## Start SUPPLIED MATERIAL
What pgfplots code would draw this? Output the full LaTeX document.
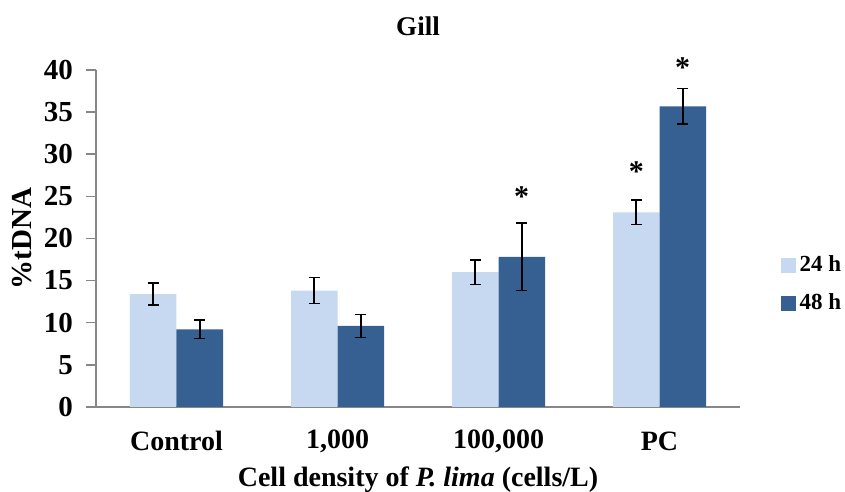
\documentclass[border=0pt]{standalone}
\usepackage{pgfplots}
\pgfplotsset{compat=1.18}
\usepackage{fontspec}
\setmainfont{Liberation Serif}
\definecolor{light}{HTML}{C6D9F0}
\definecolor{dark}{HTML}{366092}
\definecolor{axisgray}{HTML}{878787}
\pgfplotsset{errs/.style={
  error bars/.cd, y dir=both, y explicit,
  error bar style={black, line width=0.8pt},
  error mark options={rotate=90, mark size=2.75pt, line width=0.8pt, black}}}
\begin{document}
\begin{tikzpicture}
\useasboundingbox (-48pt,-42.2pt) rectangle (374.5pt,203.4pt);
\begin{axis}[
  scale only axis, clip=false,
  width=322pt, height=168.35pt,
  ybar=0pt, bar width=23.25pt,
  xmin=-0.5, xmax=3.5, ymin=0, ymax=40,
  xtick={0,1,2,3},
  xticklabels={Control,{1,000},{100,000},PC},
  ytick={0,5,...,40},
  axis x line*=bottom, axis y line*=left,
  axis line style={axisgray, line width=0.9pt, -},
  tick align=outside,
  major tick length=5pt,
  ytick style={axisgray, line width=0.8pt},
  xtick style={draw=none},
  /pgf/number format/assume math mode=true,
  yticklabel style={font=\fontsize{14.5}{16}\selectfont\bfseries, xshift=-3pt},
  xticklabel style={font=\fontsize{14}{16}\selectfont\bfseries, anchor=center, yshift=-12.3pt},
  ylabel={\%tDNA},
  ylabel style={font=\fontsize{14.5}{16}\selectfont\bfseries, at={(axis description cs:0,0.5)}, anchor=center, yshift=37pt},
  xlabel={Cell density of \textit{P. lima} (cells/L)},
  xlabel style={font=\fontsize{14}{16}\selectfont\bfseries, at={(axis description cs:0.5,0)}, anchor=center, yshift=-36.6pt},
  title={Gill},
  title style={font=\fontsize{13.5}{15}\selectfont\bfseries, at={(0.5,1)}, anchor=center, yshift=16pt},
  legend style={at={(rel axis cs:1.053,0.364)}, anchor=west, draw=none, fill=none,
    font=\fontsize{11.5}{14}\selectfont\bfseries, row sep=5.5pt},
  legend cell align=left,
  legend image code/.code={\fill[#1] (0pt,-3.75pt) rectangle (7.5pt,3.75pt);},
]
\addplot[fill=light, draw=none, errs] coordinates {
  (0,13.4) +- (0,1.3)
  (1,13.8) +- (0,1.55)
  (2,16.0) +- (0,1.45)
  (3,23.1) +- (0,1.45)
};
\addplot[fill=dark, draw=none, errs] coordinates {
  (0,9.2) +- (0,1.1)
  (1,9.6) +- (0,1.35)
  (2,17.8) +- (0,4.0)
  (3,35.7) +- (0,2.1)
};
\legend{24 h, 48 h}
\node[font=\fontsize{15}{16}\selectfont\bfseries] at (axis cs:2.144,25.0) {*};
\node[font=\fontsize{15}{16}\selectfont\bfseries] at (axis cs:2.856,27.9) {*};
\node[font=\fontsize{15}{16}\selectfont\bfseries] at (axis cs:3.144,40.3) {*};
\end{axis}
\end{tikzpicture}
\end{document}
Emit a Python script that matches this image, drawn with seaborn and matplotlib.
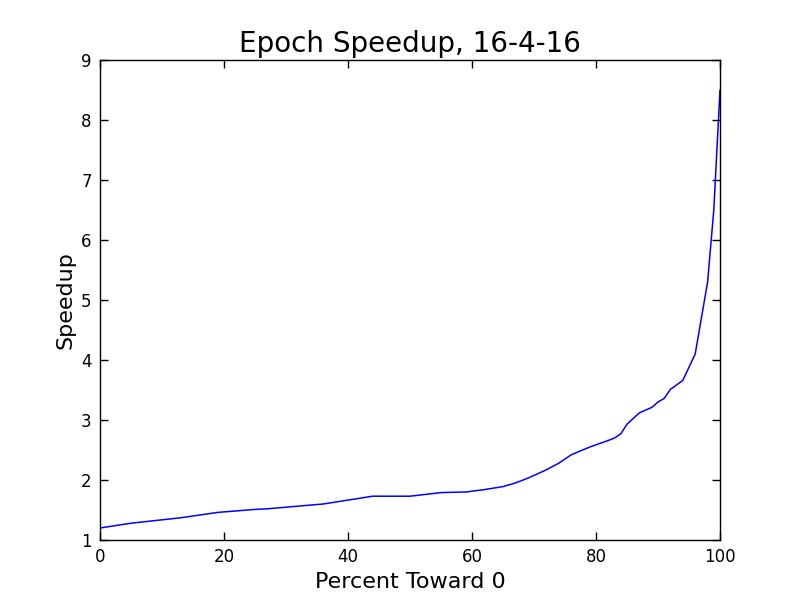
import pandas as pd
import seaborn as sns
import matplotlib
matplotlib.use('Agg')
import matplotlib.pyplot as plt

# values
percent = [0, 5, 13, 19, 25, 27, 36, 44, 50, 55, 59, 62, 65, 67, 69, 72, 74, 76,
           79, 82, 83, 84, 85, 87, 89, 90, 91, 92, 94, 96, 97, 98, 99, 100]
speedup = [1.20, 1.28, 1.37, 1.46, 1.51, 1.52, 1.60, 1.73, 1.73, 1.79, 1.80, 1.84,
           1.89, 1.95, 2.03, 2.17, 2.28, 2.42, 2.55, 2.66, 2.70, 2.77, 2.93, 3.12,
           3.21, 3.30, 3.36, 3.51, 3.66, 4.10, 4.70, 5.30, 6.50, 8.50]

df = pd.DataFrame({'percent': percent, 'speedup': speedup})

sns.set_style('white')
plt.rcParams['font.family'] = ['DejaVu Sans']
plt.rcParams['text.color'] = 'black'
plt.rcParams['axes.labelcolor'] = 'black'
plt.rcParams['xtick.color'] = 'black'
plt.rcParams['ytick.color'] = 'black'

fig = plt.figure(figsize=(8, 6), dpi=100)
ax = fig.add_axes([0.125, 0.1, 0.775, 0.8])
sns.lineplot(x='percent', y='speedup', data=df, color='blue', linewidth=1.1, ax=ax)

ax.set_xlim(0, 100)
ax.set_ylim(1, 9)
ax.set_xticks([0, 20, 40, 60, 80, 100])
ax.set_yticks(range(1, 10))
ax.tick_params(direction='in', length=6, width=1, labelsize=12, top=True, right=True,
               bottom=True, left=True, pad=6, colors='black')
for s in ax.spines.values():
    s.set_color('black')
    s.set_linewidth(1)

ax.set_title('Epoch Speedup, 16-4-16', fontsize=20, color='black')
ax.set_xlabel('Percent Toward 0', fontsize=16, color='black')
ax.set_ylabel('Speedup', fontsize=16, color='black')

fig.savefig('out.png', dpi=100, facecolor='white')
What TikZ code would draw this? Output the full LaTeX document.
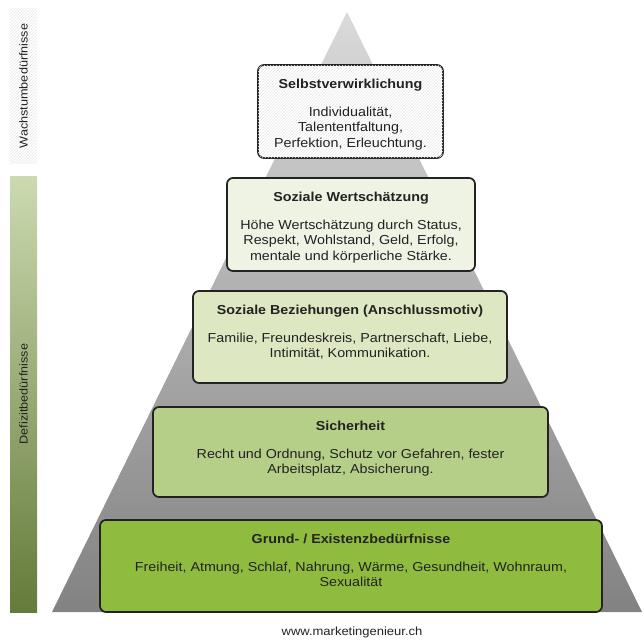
## End SUPPLIED MATERIAL
Write out the material above once more, exactly as it reads, with no pictures.

## COMPLETE RESPONSE
What pgfplots code would draw this? Output the full LaTeX document.
\documentclass[border=0pt]{standalone}
\usepackage{pgfplots}
\pgfplotsset{compat=1.18}
\usepackage{fontspec}
\setmainfont{Liberation Serif}
\definecolor{light}{HTML}{C6D9F0}
\definecolor{dark}{HTML}{366092}
\definecolor{axisgray}{HTML}{878787}
\pgfplotsset{errs/.style={
  error bars/.cd, y dir=both, y explicit,
  error bar style={black, line width=0.8pt},
  error mark options={rotate=90, mark size=2.75pt, line width=0.8pt, black}}}
\begin{document}
\begin{tikzpicture}
\useasboundingbox (-48pt,-42.2pt) rectangle (374.5pt,203.4pt);
\begin{axis}[
  scale only axis, clip=false,
  width=322pt, height=168.35pt,
  ybar=0pt, bar width=23.25pt,
  xmin=-0.5, xmax=3.5, ymin=0, ymax=40,
  xtick={0,1,2,3},
  xticklabels={Control,{1,000},{100,000},PC},
  ytick={0,5,...,40},
  axis x line*=bottom, axis y line*=left,
  axis line style={axisgray, line width=0.9pt, -},
  tick align=outside,
  major tick length=5pt,
  ytick style={axisgray, line width=0.8pt},
  xtick style={draw=none},
  /pgf/number format/assume math mode=true,
  yticklabel style={font=\fontsize{14.5}{16}\selectfont\bfseries, xshift=-3pt},
  xticklabel style={font=\fontsize{14}{16}\selectfont\bfseries, anchor=center, yshift=-12.3pt},
  ylabel={\%tDNA},
  ylabel style={font=\fontsize{14.5}{16}\selectfont\bfseries, at={(axis description cs:0,0.5)}, anchor=center, yshift=37pt},
  xlabel={Cell density of \textit{P. lima} (cells/L)},
  xlabel style={font=\fontsize{14}{16}\selectfont\bfseries, at={(axis description cs:0.5,0)}, anchor=center, yshift=-36.6pt},
  title={Gill},
  title style={font=\fontsize{13.5}{15}\selectfont\bfseries, at={(0.5,1)}, anchor=center, yshift=16pt},
  legend style={at={(rel axis cs:1.053,0.364)}, anchor=west, draw=none, fill=none,
    font=\fontsize{11.5}{14}\selectfont\bfseries, row sep=5.5pt},
  legend cell align=left,
  legend image code/.code={\fill[#1] (0pt,-3.75pt) rectangle (7.5pt,3.75pt);},
]
\addplot[fill=light, draw=none, errs] coordinates {
  (0,13.4) +- (0,1.3)
  (1,13.8) +- (0,1.55)
  (2,16.0) +- (0,1.45)
  (3,23.1) +- (0,1.45)
};
\addplot[fill=dark, draw=none, errs] coordinates {
  (0,9.2) +- (0,1.1)
  (1,9.6) +- (0,1.35)
  (2,17.8) +- (0,4.0)
  (3,35.7) +- (0,2.1)
};
\legend{24 h, 48 h}
\node[font=\fontsize{15}{16}\selectfont\bfseries] at (axis cs:2.144,25.0) {*};
\node[font=\fontsize{15}{16}\selectfont\bfseries] at (axis cs:2.856,27.9) {*};
\node[font=\fontsize{15}{16}\selectfont\bfseries] at (axis cs:3.144,40.3) {*};
\end{axis}
\end{tikzpicture}
\end{document}
Emit a Python script that matches this image, drawn with seaborn and matplotlib.
import pandas as pd
import seaborn as sns
import matplotlib
matplotlib.use('Agg')
import matplotlib.pyplot as plt

# values
percent = [0, 5, 13, 19, 25, 27, 36, 44, 50, 55, 59, 62, 65, 67, 69, 72, 74, 76,
           79, 82, 83, 84, 85, 87, 89, 90, 91, 92, 94, 96, 97, 98, 99, 100]
speedup = [1.20, 1.28, 1.37, 1.46, 1.51, 1.52, 1.60, 1.73, 1.73, 1.79, 1.80, 1.84,
           1.89, 1.95, 2.03, 2.17, 2.28, 2.42, 2.55, 2.66, 2.70, 2.77, 2.93, 3.12,
           3.21, 3.30, 3.36, 3.51, 3.66, 4.10, 4.70, 5.30, 6.50, 8.50]

df = pd.DataFrame({'percent': percent, 'speedup': speedup})

sns.set_style('white')
plt.rcParams['font.family'] = ['DejaVu Sans']
plt.rcParams['text.color'] = 'black'
plt.rcParams['axes.labelcolor'] = 'black'
plt.rcParams['xtick.color'] = 'black'
plt.rcParams['ytick.color'] = 'black'

fig = plt.figure(figsize=(8, 6), dpi=100)
ax = fig.add_axes([0.125, 0.1, 0.775, 0.8])
sns.lineplot(x='percent', y='speedup', data=df, color='blue', linewidth=1.1, ax=ax)

ax.set_xlim(0, 100)
ax.set_ylim(1, 9)
ax.set_xticks([0, 20, 40, 60, 80, 100])
ax.set_yticks(range(1, 10))
ax.tick_params(direction='in', length=6, width=1, labelsize=12, top=True, right=True,
               bottom=True, left=True, pad=6, colors='black')
for s in ax.spines.values():
    s.set_color('black')
    s.set_linewidth(1)

ax.set_title('Epoch Speedup, 16-4-16', fontsize=20, color='black')
ax.set_xlabel('Percent Toward 0', fontsize=16, color='black')
ax.set_ylabel('Speedup', fontsize=16, color='black')

fig.savefig('out.png', dpi=100, facecolor='white')
What TikZ code would draw this? Output the full LaTeX document.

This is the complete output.